Finding your badassery


If you’re ready to take your practice to a much higher level, you might have to make a few changes.

Changes in your attitude and your policies. Changes in how to present yourself to prospective clients.

First up: accessibility. You shouldn’t be available to everyone who calls. You’re busy. Highly sought after. Important. And your time is valuable. When someone calls for the first time, they don’t get to speak to you. Maybe not the second time, either. Maybe not until their first appointment. And maybe not even then.

The same goes for email and social media. You shouldn’t reply to every email or every comment on your blog. In fact, you should consider turning off comments altogether.

You can’t be seen spending hours on social media. Nobody wants to hire a lawyer who has time to play games, post pictures of their dinner, and share every detail of their life. Yes, they want you to be “real” but if you’re too real, you’ll scare them off.

Next up: money. You need to charge top dollar and you need to get most or all of it up front. No explanations, no exceptions, if they want to hire you, this is how it works. How can you expect anyone to see you as the best of the best if you do otherwise?

On that note, prospective clients shouldn’t be made to think that hiring you is a given. You are selective. You don’t work with everyone. There is a waiting list and you turn down more clients than you accept. Prospective clients need to fill out a questionnaire and convince you to accept them as a client.

You don’t go to see clients, they come to see you. You don’t use an “away” message in your email because it’s nobody’s business whether you are or aren’t in the office. You don’t explain when or if you will respond to them. You have people they can talk to, but not you.

You’re a rockstar. Everyone wants you, but not everyone can have you.

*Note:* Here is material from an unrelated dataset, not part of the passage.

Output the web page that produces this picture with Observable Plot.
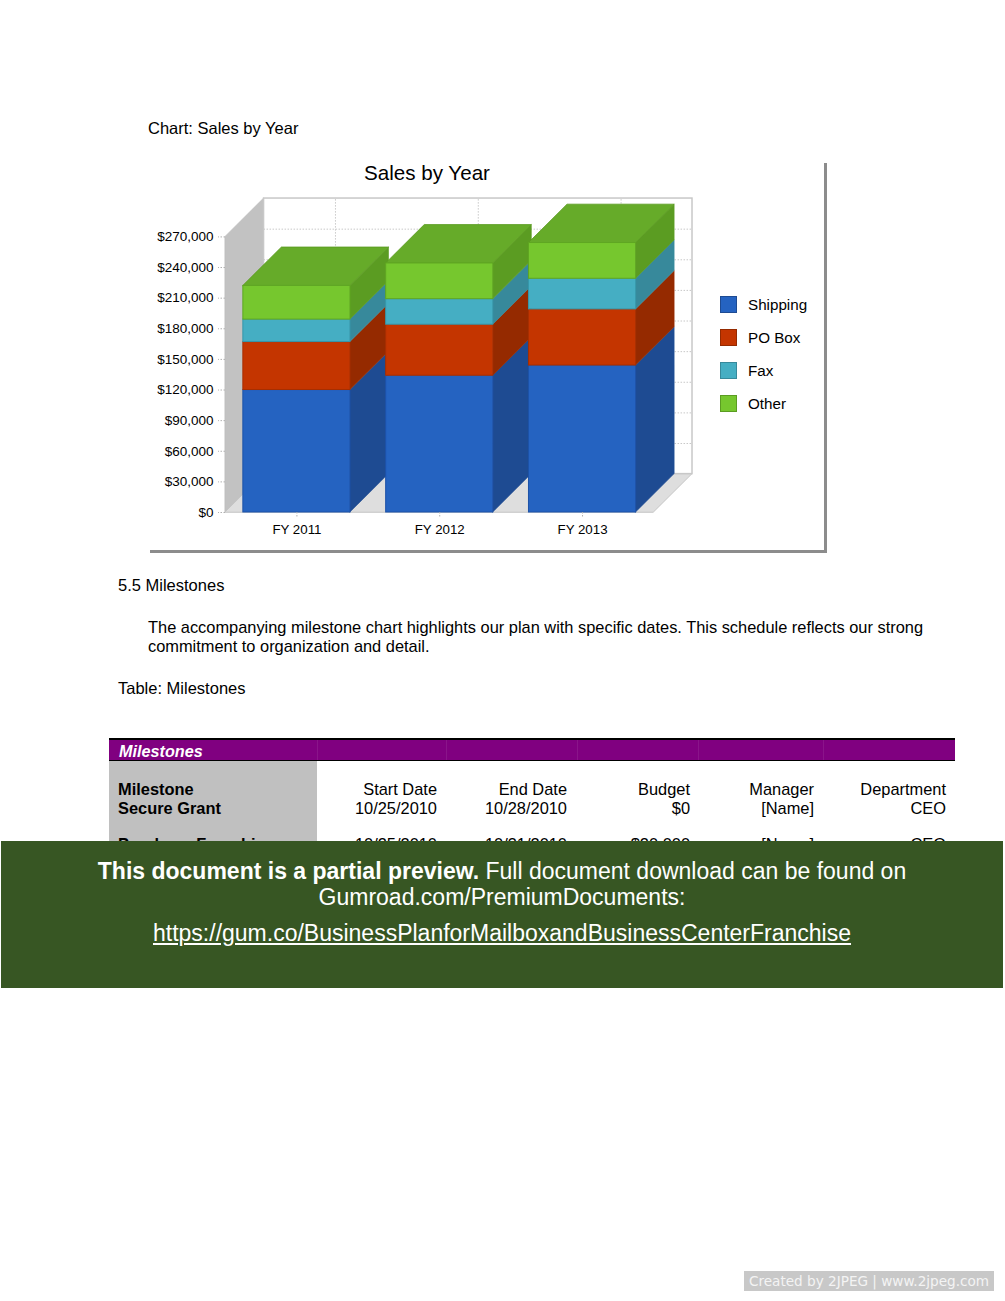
<!DOCTYPE html>
<html>
<head>
<meta charset="utf-8">
<script src="https://cdn.jsdelivr.net/npm/d3@7"></script>
<script src="https://cdn.jsdelivr.net/npm/@observablehq/plot@0.6"></script>
<style>
  html, body { margin: 0; padding: 0; background: #fff; }
  body { font-family: "Liberation Sans", Arial, sans-serif; color: #000; }
  #page { position: relative; width: 1005px; height: 1301px; overflow: hidden; background: #fff; }
  .abs { position: absolute; white-space: nowrap; }
  .t16 { font-size: 16.5px; line-height: 16px; }
  #chartBox { position: absolute; left: 150px; top: 163px; width: 674px; height: 387px;
              border-right: 3px solid #8c8c8c; border-bottom: 3px solid #8c8c8c; background: #fff; }
  #plotHolder { position: absolute; left: 150px; top: 186px; }
  .sw { position: absolute; width: 15px; height: 15px; border: 1px solid; }
  .lg { position: absolute; font-size: 15.2px; line-height: 15px; }
  .para { position: absolute; left: 148px; top: 618px; font-size: 16.4px; line-height: 19px; }
  #thead { position: absolute; left: 109px; top: 738px; width: 846px; height: 20px; background: #800080;
           border-top: 2px solid #000; border-bottom: 1px solid #000; }
  .sep { position: absolute; top: 0; width: 1px; height: 20px; background: rgba(255,255,255,0.08); }
  #greycol { position: absolute; left: 109px; top: 761px; width: 208px; height: 120px; background: #c0c0c0; }
  .r { position: absolute; font-size: 16.4px; line-height: 16px; text-align: right; white-space: nowrap; }
  .b { font-weight: bold; }
  #banner { position: absolute; left: 1px; top: 841px; width: 1002px; height: 147px; background: #375623; color: #fff; }
  .bl { position: absolute; left: 0; width: 1002px; text-align: center; font-size: 23px; line-height: 23px; white-space: nowrap; }
  #wm { position: absolute; left: 744px; top: 1271px; width: 250px; height: 20px; background: #c8c8c8; color: #f4f4f4;
        font-family: "DejaVu Sans", Verdana, sans-serif; font-size: 13.6px; line-height: 20px; text-align: center; white-space: nowrap; }
</style>
</head>
<body>
<div id="page">
  <div class="abs t16" style="left:148px; top:120px;">Chart: Sales by Year</div>

  <div id="chartBox"></div>
  <div class="abs" style="left:150px; width:554px; top:163px; text-align:center; font-size:20.6px; line-height:20px;">Sales by Year</div>
  <div id="plotHolder"></div>
  <div id="legend"></div>

  <div class="abs t16" style="left:118px; top:577px;">5.5 Milestones</div>
  <div class="para">The accompanying milestone chart highlights our plan with specific dates. This schedule reflects our strong<br>commitment to organization and detail.</div>
  <div class="abs t16" style="left:118px; top:680px;">Table: Milestones</div>

  <div id="thead">
    <div class="sep" style="left:208px"></div>
    <div class="sep" style="left:337px"></div>
    <div class="sep" style="left:468px"></div>
    <div class="sep" style="left:589px"></div>
    <div class="sep" style="left:714px"></div>
    <div class="abs b" style="left:10px; top:3px; font-size:16.2px; line-height:16px; font-style:italic; color:#fff;">Milestones</div>
  </div>
  <div id="greycol"></div>
  <div id="rows"></div>

  <div id="banner">
    <div class="bl" style="top:19px;"><b>This document is a partial preview.</b> Full document download can be found on</div>
    <div class="bl" style="top:45px;">Gumroad.com/PremiumDocuments:</div>
    <div class="bl" style="top:81px;"><span style="text-decoration:underline;">https://gum.co/BusinessPlanforMailboxandBusinessCenterFranchise</span></div>
  </div>

  <div id="wm">Created by 2JPEG | www.2jpeg.com</div>
</div>

<script>
// ---------- data ----------
const categories = ["FY 2011", "FY 2012", "FY 2013"];
const seriesNames = ["Shipping", "PO Box", "Fax", "Other"];
const shipping = [120000, 134000, 144000];
const poBox = [47000, 50000, 55000];
const fax = [22000, 25000, 30000];
const other = [33000, 35000, 35000];
const yTicks = [0, 30000, 60000, 90000, 120000, 150000, 180000, 210000, 240000, 270000];

// table data
const tableHeader = ["Milestone", "Start Date", "End Date", "Budget", "Manager", "Department"];
const tableRows = [
  ["Secure Grant", "10/25/2010", "10/28/2010", "$0", "[Name]", "CEO"],
  ["Purchase Franchise", "10/25/2010", "10/31/2010", "$20,000", "[Name]", "CEO"]
];

// ---------- styles ----------
const series = [shipping, poBox, fax, other];
const frontColors = ["#2563c1", "#c43500", "#45aec3", "#76c72e"];
const sideColors  = ["#1e4b92", "#952a00", "#37899b", "#5b9c22"];
const edgeColors  = ["#1d52a8", "#a82e00", "#3697aa", "#5fa622"];
const topColor = "#66ab29";

const DX = 0.27, DY = 37600, HALF = 0.375;
const xMin = -0.5, xMax = categories.length - 0.5;
const yMax = yTicks[yTicks.length - 1];

// stacked segments
const segs = [];
categories.forEach((c, i) => {
  let acc = 0;
  series.forEach((vals, s) => {
    segs.push({ i, s, key: i + "-" + s, lo: acc, hi: acc + vals[i] });
    acc += vals[i];
  });
});

const grid = { stroke: "#c8c8c8", strokeDasharray: "1.5,1.5" };

const marks = [
  // left wall
  Plot.areaY([{ x: xMin, y1: 0, y2: yMax }, { x: xMin + DX, y1: DY, y2: yMax + DY }],
    { x: "x", y1: "y1", y2: "y2", fill: "#c2c2c2", stroke: "#bcbcbc", strokeWidth: 0.6 }),
  // floor
  Plot.areaX([{ y: 0, x1: xMin, x2: xMax }, { y: DY, x1: xMin + DX, x2: xMax + DX }],
    { y: "y", x1: "x1", x2: "x2", fill: "#dedede", stroke: "#c4c4c4", strokeWidth: 1 }),
  // back wall
  Plot.rect([{ x1: xMin + DX, x2: xMax + DX, y1: DY, y2: yMax + DY }],
    { x1: "x1", x2: "x2", y1: "y1", y2: "y2", fill: "#fff", stroke: "#c8c8c8", strokeWidth: 1.5 }),
  // back-wall grid
  Plot.ruleY(yTicks.slice(1, -1), { y: d => d + DY, x1: () => xMin + DX, x2: () => xMax + DX, ...grid }),
  Plot.ruleX(categories.map((c, i) => i), { x: d => d + DX, y1: () => DY, y2: () => yMax + DY, ...grid })
];

categories.forEach((c, i) => {
  const mine = segs.filter(d => d.i === i);
  const side = mine.flatMap(d => [
    { key: d.key, s: d.s, x: i + HALF, y1: d.lo, y2: d.hi },
    { key: d.key, s: d.s, x: i + HALF + DX, y1: d.lo + DY, y2: d.hi + DY }
  ]);
  const t = mine[mine.length - 1];
  const top = [
    { y: t.hi, x1: i - HALF, x2: i + HALF },
    { y: t.hi + DY, x1: i - HALF + DX, x2: i + HALF + DX }
  ];
  marks.push(
    Plot.areaY(side, { x: "x", y1: "y1", y2: "y2", z: "key",
      fill: d => sideColors[d.s], stroke: d => sideColors[d.s], strokeWidth: 0.6 }),
    Plot.areaX(top, { y: "y", x1: "x1", x2: "x2", fill: topColor, stroke: "#5a9a20", strokeWidth: 0.8 }),
    Plot.rect(mine, { x1: d => d.i - HALF, x2: d => d.i + HALF, y1: "lo", y2: "hi",
      fill: d => frontColors[d.s], stroke: d => edgeColors[d.s], strokeWidth: 1 })
  );
});

marks.push(
  Plot.axisY(yTicks, { tickFormat: d => "$" + d3.format(",")(d), tickSize: 7, tickPadding: 5,
    stroke: "#b0b0b0", strokeDasharray: "1.5,1.5", fill: "#000", fontSize: 13.5 }),
  Plot.axisX(categories.map((c, i) => i), { tickFormat: i => categories[i], tickSize: 6, tickPadding: 6,
    stroke: "#b0b0b0", strokeDasharray: "1.5,1.5", fill: "#000", fontSize: 13.3 })
);

const chart = Plot.plot({
  width: 560, height: 360,
  marginLeft: 75, marginRight: 18, marginTop: 10, marginBottom: 34,
  x: { type: "linear", domain: [xMin, xMax + DX], axis: null },
  y: { type: "linear", domain: [0, 309600], axis: null },
  color: { type: "identity" },
  style: { background: "transparent", fontFamily: "'Liberation Sans', Arial, sans-serif", fontSize: "13px", color: "#000", overflow: "visible" },
  marks
});
document.getElementById("plotHolder").append(chart);

// legend
const legend = document.getElementById("legend");
seriesNames.forEach((name, s) => {
  const sw = document.createElement("div");
  sw.className = "sw";
  sw.style.left = "720px"; sw.style.top = (296 + 33 * s) + "px";
  sw.style.background = frontColors[s]; sw.style.borderColor = sideColors[s];
  legend.append(sw);
  const lb = document.createElement("div");
  lb.className = "lg";
  lb.style.left = "748px"; lb.style.top = (297 + 33 * s) + "px";
  lb.textContent = name;
  legend.append(lb);
});

// table rows
const rowsEl = document.getElementById("rows");
const rights = [null, 437, 567, 690, 814, 946];
const rowTops = [781, 800, 836];
[tableHeader, ...tableRows].forEach((row, r) => {
  row.forEach((txt, c) => {
    const el = document.createElement("div");
    el.className = "r";
    el.style.top = rowTops[r] + "px";
    if (c === 0) { el.style.left = "118px"; el.style.textAlign = "left"; el.classList.add("b"); }
    else { el.style.right = (1005 - rights[c]) + "px"; }
    el.textContent = txt;
    rowsEl.append(el);
  });
});
</script>
</body>
</html>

Rockstars have lots of people who want to hire them and are willing to pay more for the privilege. When you’re a rockstar, clients respect you and your time. They won’t pester you with silly questions or ask for freebies. They’re thankful they can work with someone of your caliber. They don’t want to hear you say, “No soup for you!”

They’ll tell their friends about you but let them know that you are very selective. They might have to wait in line, and even then, you might not accept them as a client.

Of course, you have to deliver. You have to offer services (and service) that are different and better than what everyone else offers. And you have to specialize because people won’t believe that you’re “the best” at everything.

Okay, you get the idea.

Can anyone pull this off? Probably not. You would have to have a little badassery in you to begin with. But maybe you can adapt parts of this approach, and add parts later.

The point is that people want what they can’t have. They don’t want any attorney, they want the best. They want expensive things that not everyone can have. They want to be an insider, a groupie, someone with a backstage pass.

If it’s too easy to have it, they don’t want it as much. So don’t make it easy.

Because if it’s too easy, they might conclude that you need them more than they need you.